И потом я не знаю, нужно ли им что-то еще всерьез. А у меня очень мало времени. Я думаю, не отменить ли постановку с Ковент-гарден, потому что просто нет свободного времени.
— Понятно, бедный Большой театр не дождется.
— Почему «бедный Большой театр»? Они очень богатые, кстати. Недавно озвучили бюджет (120 миллионов долларов год — прим. «Ленты.ру»), а у нас — 12 миллионов. А сколько номинаций на «Золотую маску» у них и у нас? У них — девять, у нас — семнадцать.
— В вашем театре случаются конфликты? Между артистами и администрацией, например?
— Мы очень стараемся, чтобы администрация работала правильно, потому что в российских театрах один из главных недостатков — как раз работа администрации. Конечно, бывают проколы, порой администрация Пермского театра не очень пунктуальна. Но мы стараемся быть правдивыми и самокритичными — мы не можем требовать что-то от коллектива, если сами ошибаемся.
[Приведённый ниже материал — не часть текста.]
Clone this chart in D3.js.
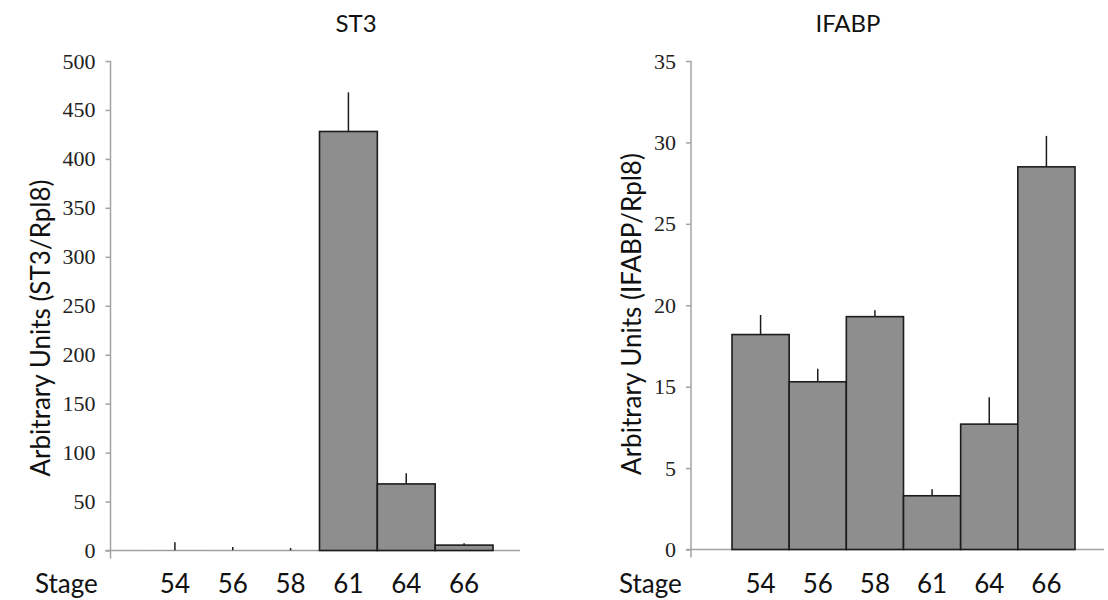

— То есть у вас дружеская атмосфера, никакой жесткости?
— Нет жесткости. Гибкости много, даже чересчур.
— У вас можно опоздать на репетицию?
— К сожалению, возможно. Я не верю в такие меры, как наказание — как у дрессировщиков с животными. Это же личности, к ним ко всем нужно проявить уважение, убедить их, что они должны придерживаться дисциплины, но они должны осознать это сами. Я против насаждения железной дисциплины с помощью очень жестких мер, как у Сталина. В такой ситуации невозможно требовать влюбленности. Влюбленность появляется, только когда пустишь в ход свои чары и таким образом убедишь человека, что правильно, а что нет. И когда ты сам дисциплинирован, ты можешь требовать дисциплины от других. Нужно подавать пример, поэтому мы самокритичны — сначала в администрации, потом в коллективе.
— Сколько лет вы живете в России?
— Восемнадцать лет.
— Несколько недель назад интернет был полон сообщений о том, что у Теодора Курентзиса нет российского гражданства, и после истории с Жераром Депардье это выглядит особенно дико.
— В 2007 году я написал письмо в министерство: хочу российское гражданство. Писал даже президенту. Мне сказали: очень приятно, большая честь, и так далее. Потом началась какая-то бюрократия… Есть, кстати, указ о награждении орденом Дружбы, но самого награждения не было. Но это все необязательно, главное работа. Пусть они подумают, достоин я или нет, вот и все. Не мне решать, может быть, я недостоин таких наград.
— Когда вы в следующий раз будете играть Рамо?
— Очень бы хотелось сыграть Рамо в Греции, один концерт. Но не знаю, сложится ли.
— Вы рассказываете о большом количестве проектов, и все они связаны с Россией. Вам не хочется сделать что-то для Греции?
— Я вырос в России, и моя молодость прошла в России. В Греции я родился. И если посмотреть на то, сколько времени я прожил в обеих странах, то получится поровну. Дело в том, что я чувствую себя человеком, у которого нет корней нигде. В Греции я русский, в России я грек. В Европе я русский.